Really? “Your Saint Peter rationale”? The FOX News translation of the Gospel received a shockingly warm response from the audience. In the Fox version, apparently it’s Judgment Day and Ayn Rand rather than Jesus divides the people, placing those Rand called “the makers” on the right and “the takers” on the left.

“Then the King will say to those on his right, ‘Come, you who are blessed by my Father; take your inheritance, the kingdom prepared for you since the creation of the world. For I was hungry and I was thirsty, I was a stranger, I needed clothes, I was sick, I was in prison and you, thankfully, reduced the size of government.”

You might have thought conservative Christians, who chide liberals about “traditional Biblical values,” might choose to side with the King James Version of the story rather than the FOX News translation. You’d be wrong. This audience didn’t hesitate a moment to cheer Kelly’s confrontation with a Governor who, in contrast to anyone else on that elongated stage, thought it more important to heal the sick.

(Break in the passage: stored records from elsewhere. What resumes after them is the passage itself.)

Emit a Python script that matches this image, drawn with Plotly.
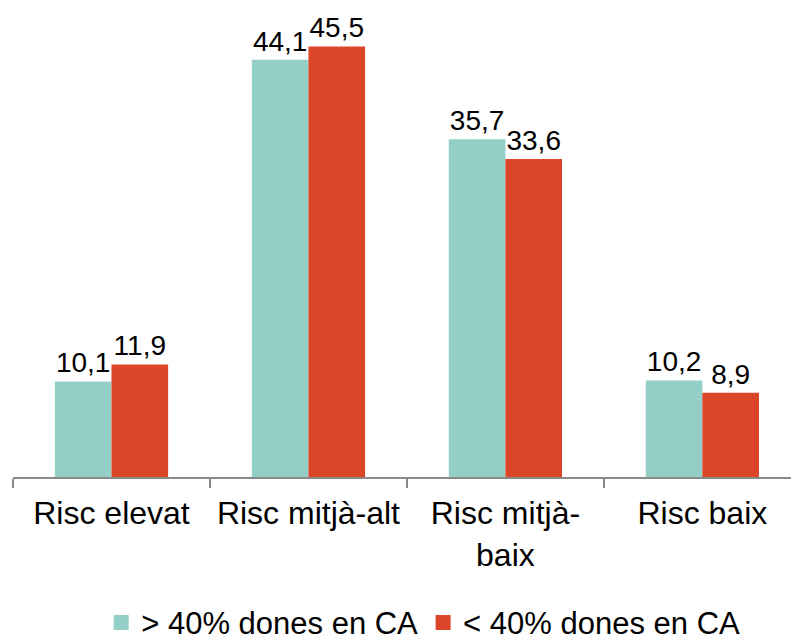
import plotly.graph_objects as go

categories = ["Risc elevat", "Risc mitjà-alt", "Risc mitjà-<br>baix", "Risc baix"]
series_names = ["> 40% dones en CA", "< 40% dones en CA"]
vals_high = [10.1, 44.1, 35.7, 10.2]
vals_low = [11.9, 45.5, 33.6, 8.9]
colors = ["#93CFC7", "#DB4528"]

def fmt(v):
    return f"{v:.1f}".replace(".", ",")

fig = go.Figure()
for name, vals, col in zip(series_names, [vals_high, vals_low], colors):
    fig.add_trace(go.Bar(
        x=categories, y=vals, name=name, marker_color=col,
        marker_line_width=0, showlegend=False,
        text=[fmt(v) for v in vals], textposition="outside",
        constraintext="none",
        textfont=dict(size=28, color="black"), cliponaxis=False,
    ))
# legend entries with square swatches
for name, col in zip(series_names, colors):
    fig.add_trace(go.Scatter(
        x=[None], y=[None], mode="markers", name=name,
        marker=dict(symbol="square", size=15, color=col),
    ))

fig.update_layout(
    width=791, height=642,
    margin=dict(l=13, r=0, t=0, b=165, autoexpand=False),
    paper_bgcolor="white", plot_bgcolor="white",
    font=dict(family="Liberation Sans, Arial, sans-serif", size=20, color="black"),
    barmode="group", bargap=0.425, bargroupgap=0,
    showlegend=True,
    legend=dict(orientation="h", xref="container", yref="container",
                x=0.535, xanchor="center", y=0.03, yanchor="middle",
                font=dict(size=31), itemwidth=30, traceorder="normal"),
    xaxis=dict(range=[-0.5, 3.45], showline=True, linecolor="#898989", linewidth=2,
               ticks="outside", tickson="boundaries", ticklen=9, tickcolor="#898989",
               tickwidth=2, tickfont=dict(size=32), ticklabelstandoff=7),
    yaxis=dict(range=[0, 50.4], visible=False, showgrid=False),
)
fig.write_html("out.html", config={"displayModeBar": False},
               post_script="document.body.style.margin='0';document.body.style.overflow='hidden';")
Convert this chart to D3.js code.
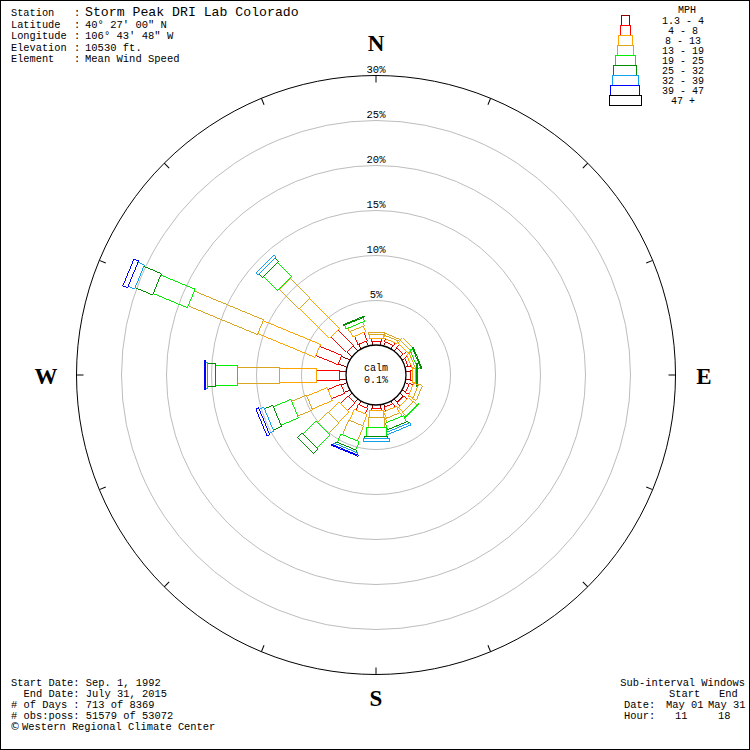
<!DOCTYPE html>
<html><head><meta charset="utf-8">
<script src="https://cdn.jsdelivr.net/npm/d3@7"></script>
<style>body{margin:0;background:#fff}svg{display:block}</style>
</head><body>
<svg id="c" width="750" height="750"></svg>
<script>
// ---- data ----
const directions = ["N","NNE","NE","ENE","E","ESE","SE","SSE","S","SSW","SW","WSW","W","WNW","NW","NNW"];
const speedClasses = ["1.3 - 4","4 - 8","8 - 13","13 - 19","19 - 25","25 - 32","32 - 39","39 - 47","47 +"];
// frequency (%) of each speed class by direction (N, NNE, ... NNW)
const s1 = [0.50,0.50,0.50,0.39,0.50,0.50,0.50,0.39,0.39,0.50,0.61,0.72,0.83,1.06,0.83,0.61];
const s2 = [0.33,0.33,0.44,0.33,0.33,0.44,0.56,0.44,0.33,0.67,1.11,1.56,2.45,2.66,2.45,1.00];
const s3 = [0.34,0.34,0.45,0.34,0.23,0.56,0.66,0.78,0.67,1.33,1.67,2.44,4.11,6.89,4.66,0.67];
const s4 = [0.33,0.22,0.33,0.22,0.11,0.44,0.56,0.45,1.11,1.78,1.67,1.78,4.67,8.33,3.12,0.44];
const s5 = [0.00,0.00,0.00,0.33,0.11,0.00,0.11,0.77,1.00,1.00,2.00,2.11,2.55,4.12,2.22,0.45];
const s6 = [0.00,0.00,0.00,0.11,0.03,0.00,0.00,0.23,0.33,0.22,0.77,1.00,0.78,2.11,0.60,0.11];
const s7 = [0.00,0.00,0.00,0.00,0.00,0.00,0.00,0.27,0.23,0.22,0.00,0.56,0.33,0.77,0.30,0.00];
const s8 = [0.00,0.00,0.00,0.00,0.00,0.00,0.00,0.00,0.00,0.11,0.00,0.33,0.11,0.56,0.00,0.00];
const s9 = [0,0,0,0,0,0,0,0,0,0,0,0,0,0,0,0];
const series = [s1,s2,s3,s4,s5,s6,s7,s8,s9];
const ringTicks = [5,10,15,20,25,30];
const calmPct = "0.1%";
const headerLabels = ["Station","Latitude","Longitude","Elevation","Element"];
const headerValues = ["Storm Peak DRI Lab Colorado","40° 27' 00\" N","106° 43' 48\" W","10530 ft.","Mean Wind Speed"];
const footerLeft = ["Start Date: Sep. 1, 1992","  End Date: July 31, 2015","# of Days : 713 of 8369","# obs:poss: 51579 of 53072"];
const credit = "Western Regional Climate Center";

// ---- styles ----
const colors = ["#8b0000","#ff0000","#ffa500","#daa520","#00ee00","#008c00","#10a0f0","#0000ff","#000000"];
const widths = [8,10,14,16,20,23,26,29,32];
const mono = "'Liberation Mono', monospace";

const svg = d3.select("#c");
const cx = 376, cy = 375;
const r = d3.scaleLinear().domain([0,30]).range([29.5,299.5]);
const ang = d3.scalePoint().domain(directions).range([0,337.5]);

svg.append("rect").attr("x",0.5).attr("y",0.5).attr("width",749).attr("height",749)
  .attr("fill","#fff").attr("stroke","#000");

const g = svg.append("g").attr("transform",`translate(${cx},${cy})`);

// rings
g.selectAll("circle.ring").data(ringTicks).join("circle")
  .attr("r",d=>r(d)).attr("fill","none")
  .attr("stroke",d=>d===30?"#000":"#bdbdbd").attr("stroke-width",1);
// ring labels
g.selectAll("text.rl").data(ringTicks).join("text")
  .attr("x",0).attr("y",d=>-r(d)-3).attr("text-anchor","middle")
  .style("font-family",mono).style("font-size","10.5px").text(d=>d+"%");
// outer ticks
g.selectAll("line.tk").data(directions).join("line")
  .attr("transform",d=>`rotate(${ang(d)})`)
  .attr("x1",0).attr("x2",0).attr("y1",-r(30)).attr("y2",-r(30)+7)
  .attr("stroke","#000");

// petals
const petals = [];
directions.forEach((d,i)=>{
  let cum = 0;
  series.forEach((s,k)=>{
    const v = s[i];
    if (v>0){
      petals.push({dir:d,k,inner:cum,outer:cum+v});
      cum += v;
    }
  });
});
g.selectAll("rect.p").data(petals).join("rect")
  .attr("transform",d=>`rotate(${ang(d.dir)})`)
  .attr("x",d=>-widths[d.k]/2).attr("width",d=>widths[d.k])
  .attr("y",d=>-r(d.outer)).attr("height",d=>Math.max(0.5,r(d.outer)-r(d.inner)))
  .attr("fill","none").attr("stroke",d=>colors[d.k]).attr("stroke-width",1)
  .attr("shape-rendering","crispEdges");

// calm circle
g.append("circle").attr("r",30).attr("fill","#fff").attr("stroke","#000").attr("stroke-width",1.3);
g.append("text").attr("x",0).attr("y",-4).attr("text-anchor","middle")
  .style("font-family",mono).style("font-size","10px").text("calm");
g.append("text").attr("x",0).attr("y",8).attr("text-anchor","middle")
  .style("font-family",mono).style("font-size","10px").text(calmPct);

// compass letters
const compass = [["N",376,51],["S",376,706],["W",46,384],["E",704,384]];
svg.selectAll("text.cp").data(compass).join("text")
  .attr("x",d=>d[1]).attr("y",d=>d[2]).attr("text-anchor","middle")
  .style("font-family","'Liberation Serif', serif").style("font-weight","bold").style("font-size","23px")
  .text(d=>d[0]);

// header
headerLabels.forEach((t,i)=>{
  const y = 16 + i*11.5;
  svg.append("text").attr("x",11).attr("y",y).style("font-family",mono).style("font-size","10.3px").text(t);
  svg.append("text").attr("x",74).attr("y",y).style("font-family",mono).style("font-size","10.3px").text(":");
  svg.append("text").attr("x",85).attr("y",y).style("font-family",mono)
    .style("font-size",i===0?"13.2px":"10.5px").text(headerValues[i]);
});

// footer left
footerLeft.forEach((t,i)=>{
  svg.append("text").attr("x",11).attr("y",686+i*11).attr("xml:space","preserve")
    .style("white-space","pre").style("font-family",mono).style("font-size","10.4px").text(t);
});
svg.append("text").attr("x",10).attr("y",730).style("font-family","'DejaVu Sans', sans-serif").style("font-size","10px").text("©");
svg.append("text").attr("x",22).attr("y",730).style("font-family",mono).style("font-size","10.4px").text(credit);

// footer right
const fr = svg.append("g").style("font-family",mono).style("font-size","10.4px");
fr.append("text").attr("x",745).attr("y",686).attr("text-anchor","end").text("Sub-interval Windows");
fr.append("text").attr("x",669).attr("y",697).text("Start");
fr.append("text").attr("x",719).attr("y",697).text("End");
fr.append("text").attr("x",624).attr("y",708).text("Date:");
fr.append("text").attr("x",666).attr("y",708).text("May 01");
fr.append("text").attr("x",708).attr("y",708).text("May 31");
fr.append("text").attr("x",624).attr("y",719).text("Hour:");
fr.append("text").attr("x",675).attr("y",719).text("11");
fr.append("text").attr("x",718).attr("y",719).text("18");

// legend
const lg = svg.append("g");
lg.selectAll("rect").data(speedClasses).join("rect")
  .attr("x",(d,i)=>625-widths[i]/2).attr("width",(d,i)=>widths[i])
  .attr("y",(d,i)=>15+i*10).attr("height",10)
  .attr("fill","none").attr("stroke",(d,i)=>colors[i]).attr("stroke-width",1)
  .attr("shape-rendering","crispEdges");
lg.append("text").attr("x",687).attr("y",13).attr("text-anchor","middle")
  .style("font-family",mono).style("font-size","10px").text("MPH");
lg.selectAll("text.lab").data(speedClasses).join("text").attr("class","lab")
  .attr("x",683).attr("y",(d,i)=>24+i*10).attr("text-anchor","middle").attr("xml:space","preserve")
  .style("white-space","pre").style("font-family",mono).style("font-size","10px")
  .text(d=>d);
</script>
</body></html>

Back to the original question. Why do liberals and the conservatives in the Cleveland audience see the world so differently? There are a number of less-than-charitable explanations on each side. However, ProCon.org, a nonprofit public charity, attempts to be objective, providing resources for critical thinking without a bias. They surveyed 16 peer-reviewed studies showing liberals and conservatives are physiologically different. It’s not simply opinion and experience but a part of who we are inherently.

Is it simply a contest between concrete thinking and sentimentality? Those studies show people politically right-of-center spend more time looking at unpleasant images, and people left-of-center spend more time looking at pleasant images.

The study may explain the cheers from this audience for Trump.